US Space Force Seeks 2,020 Civilian Acquisition Staff in 2022
$17.4 billion request includes two GPS satellites, five launch vehicles.
The Defense Department is requesting $17.4 billion for the U.S. Space Force in 2022, up from the $15.2 billion it received in the current budget year. If inflation stays around 4 percent, that would mean roughly a 7 percent real increase.
In the request, Space Force is seeking $3.4 billion for operations and maintenance, up from $2.6 billion; $2.8 billion for procurement, up from $2.3 billion; and $11.3 billion for research, development, test, and evaluation, up from $10.5 billion.
The request includes $1.4 billion for two GPS III Follow-on satellites that have new spot beam anti-jam capabilities, and it requests funding for five National Security Space Launch vehicles.
In the 2022 request, Space Force seeks to grow its active duty end strength from 6,434 in 2021 to 8,400 Guardians. The larger number would include 2,020 civilian positions for space acquisition. Congress has repeatedly pressed the Space Force to build up its acquisition workforce and speed the delivery of new systems.
The RDT&E budget also seeks $2.451 billion for Next-Generation Overhead Persistent Infrared missile warning system, which is meant to replace the Space Based Infrared Systems and reshape missile warning and missile defense to provide better protection for overhead satellites.
“The evolution of threats to on-orbit systems force[s] us to rethink how we both protect and defend our strategic assets, and how future strategic capabilities should be designed to mitigate threats,” Space Force officials said in its 2022 budget documents. The increase for Next-Gen/OPIR is also intended to keep the program on track for the first launch in 2028.
The budget request also includes $43.2 million to create a Space Warfighting Analysis Center to support new wargaming and modeling.
Space Force benefitted from the department’s emphasis on new technology across all services to stay ahead of what it sees as significant capability increases by China.
“This budget stays true to our focus on matching the pacing challenge we see from the People's Republic of China,” Defense Secretary Lloyd Austin told lawmakers Thursday at a House subcommittee hearing.

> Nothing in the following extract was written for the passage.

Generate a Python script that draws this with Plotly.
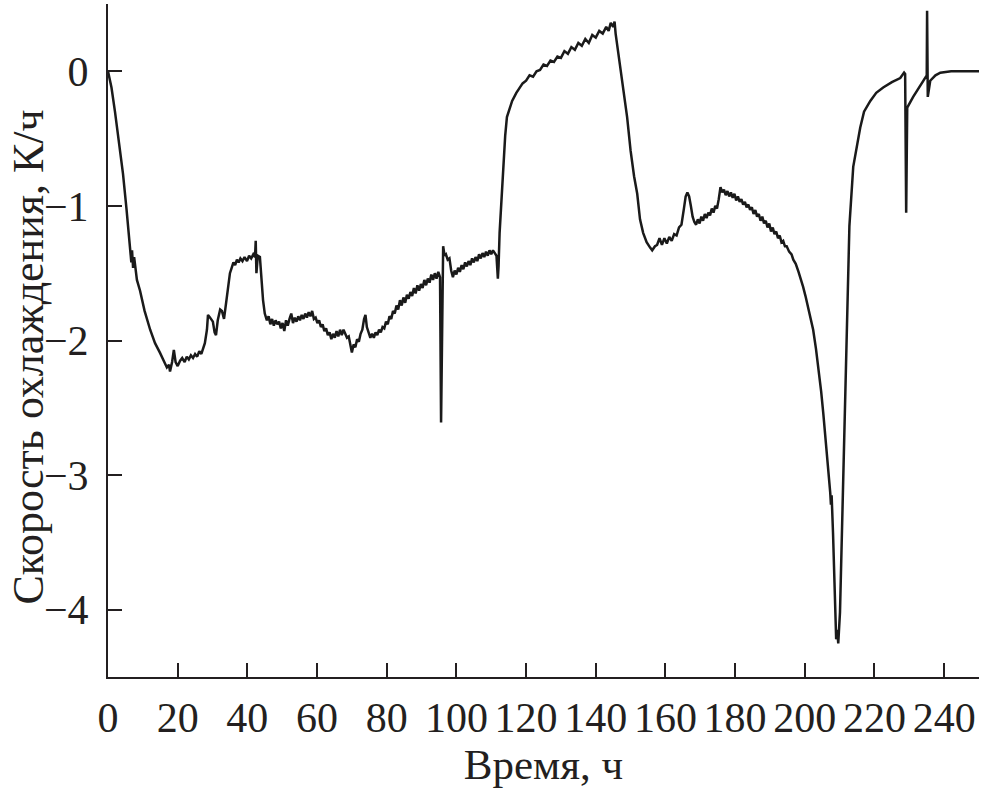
import plotly.graph_objects as go

# Segment 1: initial drop and first plateau (0-44 h)
t1 = [0, 1, 2, 3, 4.3, 5.3, 6.3, 6.7, 6.9, 7.2, 7.5, 8.3, 9.2, 10.5, 12.1, 13.5, 14.9, 16.0, 16.9, 17.5,
      17.8, 18.4, 18.9, 19.4, 20.0, 20.7, 21.3, 22.0, 22.6, 23.2, 23.8, 24.4, 25.0, 25.6, 26.2, 26.8, 27.3,
      27.8, 28.4, 28.7, 29.3, 30.1, 30.6, 31.0, 31.5, 32.2, 32.7, 33.3, 34.0, 35.0, 35.5, 36.0, 36.5, 37.0,
      37.5, 38.0, 38.6, 39.2, 39.9, 40.5, 41.1, 41.7, 42.2, 42.4, 42.6, 43.0, 43.6]
v1 = [0, -0.12, -0.30, -0.50, -0.76, -1.02, -1.31, -1.42, -1.33, -1.46, -1.38, -1.55, -1.63, -1.78, -1.92,
      -2.02, -2.09, -2.15, -2.20, -2.18, -2.23, -2.16, -2.07, -2.16, -2.19, -2.15, -2.13, -2.16, -2.12, -2.14,
      -2.11, -2.13, -2.10, -2.12, -2.08, -2.10, -2.06, -2.02, -1.92, -1.81, -1.83, -1.86, -1.94, -1.96, -1.85,
      -1.77, -1.78, -1.84, -1.70, -1.50, -1.46, -1.42, -1.44, -1.40, -1.42, -1.39, -1.41, -1.38, -1.41, -1.37,
      -1.39, -1.36, -1.38, -1.26, -1.50, -1.37, -1.38]

# Segment 2: slow recovery with the spike near 96 h (44-112 h)
t2 = [44.5, 45.0, 45.6, 46.1, 46.6, 47.1, 47.6, 48.1, 48.6, 49.1, 49.6, 50.1, 50.6, 51.1, 51.6, 52.1, 52.6,
      53.1, 53.6, 54.1, 54.6, 55.1, 55.6, 56.1, 56.6, 57.1, 57.6, 58.1, 58.6, 59.1, 59.6, 60.1, 60.6, 61.1,
      61.6, 62.1, 62.6, 63.1, 63.6, 64.1, 64.6, 65.1, 65.6, 66.1, 66.6, 67.1, 67.6, 68.1, 68.6, 69.1, 69.6,
      70.0, 70.5, 71.0, 71.5, 72.0, 72.5, 73.0, 73.5, 73.9, 74.3, 74.8, 75.3, 75.8, 76.3, 76.8, 77.3, 77.8,
      78.3, 78.8, 79.3, 79.8, 80.3, 80.8, 81.3, 81.8, 82.3, 82.8, 83.3, 83.8, 84.3, 84.8, 85.3, 85.8, 86.3,
      86.8, 87.3, 87.8, 88.3, 88.8, 89.3, 89.8, 90.3, 90.8, 91.3, 91.8, 92.3, 92.8, 93.3, 93.8, 94.3, 94.8,
      95.3, 95.6, 95.9, 96.2, 96.6, 97.0, 97.5, 98.0, 98.5, 99.0, 99.5, 100.0, 100.5, 101.0, 101.5, 102.0,
      102.5, 103.0, 103.5, 104.0, 104.5, 105.0, 105.5, 106.0, 106.5, 107.0, 107.5, 108.0, 108.5, 109.0,
      109.5, 110.0, 110.5, 111.0, 111.5, 111.9, 112.1]
v2 = [-1.70, -1.80, -1.85, -1.82, -1.88, -1.84, -1.89, -1.85, -1.88, -1.86, -1.91, -1.87, -1.93, -1.85,
      -1.89, -1.84, -1.80, -1.87, -1.83, -1.86, -1.82, -1.85, -1.81, -1.84, -1.80, -1.83, -1.79, -1.82, -1.78,
      -1.84, -1.83, -1.87, -1.85, -1.90, -1.88, -1.93, -1.91, -1.96, -1.94, -1.99, -1.95, -1.98, -1.93, -1.97,
      -1.92, -1.96, -1.92, -1.95, -1.98, -1.97, -2.04, -2.09, -2.03, -2.05, -1.99, -2.01, -1.95, -1.92, -1.84,
      -1.81, -1.90, -1.94, -1.98, -1.95, -1.98, -1.94, -1.96, -1.92, -1.94, -1.90, -1.91, -1.86, -1.88, -1.82,
      -1.84, -1.78, -1.80, -1.74, -1.77, -1.70, -1.74, -1.68, -1.72, -1.66, -1.69, -1.64, -1.67, -1.61, -1.65,
      -1.59, -1.63, -1.58, -1.61, -1.55, -1.59, -1.54, -1.57, -1.51, -1.55, -1.50, -1.54, -1.49, -1.53, -2.61,
      -1.70, -1.30, -1.37, -1.36, -1.40, -1.39, -1.48, -1.53, -1.48, -1.51, -1.46, -1.49, -1.44, -1.47, -1.42,
      -1.45, -1.41, -1.44, -1.39, -1.42, -1.38, -1.41, -1.36, -1.39, -1.35, -1.38, -1.34, -1.37, -1.33, -1.36,
      -1.33, -1.35, -1.37, -1.54, -1.45]

# Segment 3: jump to positive values and drop (112-158 h)
t3 = [112.4, 112.7, 113.4, 114.0, 114.5, 116.0, 117.2, 118.3, 119, 120, 121, 122, 123, 124, 125, 126, 127,
      128, 129, 130, 131, 132, 133, 134, 135, 136, 137, 138, 139, 140, 141, 142, 143, 143.7, 144.3, 145.0,
      145.4, 145.7, 147.0, 149.0, 150.0, 151.0, 151.9, 152.7, 153.6, 154.6, 155.6, 156.2, 157.0]
v3 = [-1.20, -1.05, -0.71, -0.48, -0.34, -0.22, -0.16, -0.12, -0.09, -0.07, -0.03, -0.04, 0.00, 0.01, 0.05,
      0.04, 0.08, 0.07, 0.11, 0.10, 0.15, 0.13, 0.18, 0.16, 0.21, 0.19, 0.24, 0.21, 0.27, 0.25, 0.30, 0.28,
      0.33, 0.30, 0.36, 0.33, 0.37, 0.28, 0.02, -0.34, -0.59, -0.78, -0.91, -1.10, -1.20, -1.27, -1.31, -1.33,
      -1.30]

# Segment 4: bumps and deep minimum (158-213 h)
t4 = [157.6, 158.3, 159.0, 159.7, 160.4, 161.1, 161.8, 162.5, 163.2, 163.9, 164.6, 165.3, 165.8, 166.3,
      166.8, 167.3, 167.8, 168.3, 168.8, 169.3, 169.8, 170.3, 170.8, 171.3, 171.8, 172.3, 172.8, 173.3,
      173.8, 174.3, 174.8, 175.3, 175.8, 176.3, 176.8, 177.3, 177.8, 178.3, 178.8, 179.3, 179.8, 180.3,
      180.8, 181.3, 181.8, 182.3, 182.8, 183.3, 183.8, 184.3, 184.8, 185.3, 185.8, 186.3, 186.8, 187.3,
      187.8, 188.3, 188.8, 189.3, 189.8, 190.3, 190.8, 191.3, 191.8, 192.3, 192.8, 193.3, 193.8, 194.3,
      194.8, 195.5, 196.2, 196.7, 197.4, 198.2, 199.0, 199.5, 200.2, 201.0, 201.7, 202.4, 203.2, 204.0,
      204.7, 205.3, 205.9, 206.4, 206.9, 207.3, 207.5, 207.7, 208.1, 208.4, 208.7, 209.0, 209.3, 209.6,
      210.1, 210.4, 210.7, 211.2, 211.6, 212.2, 212.8]
v4 = [-1.29, -1.24, -1.29, -1.24, -1.28, -1.23, -1.26, -1.21, -1.22, -1.16, -1.14, -1.02, -0.93, -0.90,
      -0.93, -1.00, -1.08, -1.12, -1.14, -1.10, -1.13, -1.08, -1.11, -1.06, -1.09, -1.05, -1.07, -1.02, -1.05,
      -1.00, -1.02, -0.95, -0.86, -0.90, -0.88, -0.92, -0.89, -0.93, -0.90, -0.94, -0.91, -0.96, -0.93, -0.97,
      -0.95, -0.99, -0.97, -1.01, -0.99, -1.03, -1.01, -1.06, -1.03, -1.08, -1.06, -1.11, -1.08, -1.13, -1.11,
      -1.16, -1.13, -1.19, -1.16, -1.21, -1.19, -1.24, -1.22, -1.27, -1.26, -1.30, -1.30, -1.34, -1.36, -1.40,
      -1.43, -1.49, -1.55, -1.60, -1.67, -1.76, -1.84, -1.92, -2.06, -2.22, -2.38, -2.54, -2.70, -2.85, -3.00,
      -3.13, -3.22, -3.15, -3.43, -3.70, -4.02, -4.22, -4.15, -4.25, -4.02, -3.70, -3.28, -2.70, -2.29, -1.70,
      -1.15]

# Segment 5: recovery and two spikes (213-250 h)
t5 = [213.9, 215.0, 215.9, 217.0, 218.8, 220.5, 222.5, 225.0, 227.4, 228.5, 228.8, 229.1, 229.4, 231.1,
      233.0, 234.5, 235.0, 235.1, 235.3, 236.0, 237.5, 238.9, 242.0, 246.0, 250.0]
v5 = [-0.71, -0.54, -0.42, -0.30, -0.22, -0.16, -0.12, -0.08, -0.05, -0.01, -0.02, -1.05, -0.27, -0.19,
      -0.11, -0.05, -0.03, 0.45, -0.19, -0.07, -0.03, -0.01, 0.00, 0.00, 0.00]

time_h = t1 + t2 + t3 + t4 + t5
cooling_rate = v1 + v2 + v3 + v4 + v5

x_ticks = [0, 20, 40, 60, 80, 100, 120, 140, 160, 180, 200, 220, 240]
y_ticks = [0, -1, -2, -3, -4]
x_title = "Время, ч"
y_title = "Скорость охлаждения, К/ч"

fig = go.Figure()
fig.add_trace(go.Scatter(x=time_h, y=cooling_rate, mode="lines",
                         line=dict(color="#1a1a1a", width=2.5), showlegend=False))

font_family = "Liberation Serif, Times New Roman, serif"
ink = "#231f20"
axis_common = dict(showline=True, linecolor=ink, linewidth=2, ticks="inside", ticklen=14,
                   tickwidth=2, tickcolor=ink, showgrid=False, zeroline=False, automargin=False,
                   tickfont=dict(family=font_family, size=42, color=ink))

fig.update_xaxes(range=[0, 250], tickvals=x_ticks, ticktext=[str(v) for v in x_ticks],
                 title=dict(text=x_title, font=dict(family=font_family, size=43, color=ink),
                            standoff=2),
                 ticklabelstandoff=3, **axis_common)
fig.update_yaxes(range=[-4.5, 0.5], tickvals=y_ticks,
                 ticktext=["0" if v == 0 else "\u2212" + str(abs(v)) for v in y_ticks],
                 ticklabelstandoff=9, **axis_common)

fig.add_annotation(text=y_title, xref="paper", yref="paper", x=0, y=0.5, xanchor="center",
                   yanchor="middle", xshift=-80, yshift=-17, textangle=-90, showarrow=False,
                   font=dict(family=font_family, size=44, color=ink))

fig.update_layout(width=989, height=788, margin=dict(l=108, r=10, t=4, b=111),
                  plot_bgcolor="white", paper_bgcolor="white", font=dict(family=font_family))

fig.write_html("out.html", post_script="document.body.style.margin='0';",
               config={"displayModeBar": False})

At the same hearing, Joint Chiefs Chairman Gen. Mark Milley said, “They are not our peer or near peer just yet, but they are rapidly growing and their objective is by probably the mid 2030s, for sure by midcentury to be equal to or greater than the United States militarily … They are advancing rapidly in space, cyber in maritime, both surface and subsurface, and in air and ground. So they are a very, very significant competitor to the United States, but they are not yet our equal, but their intent is to be our equal.”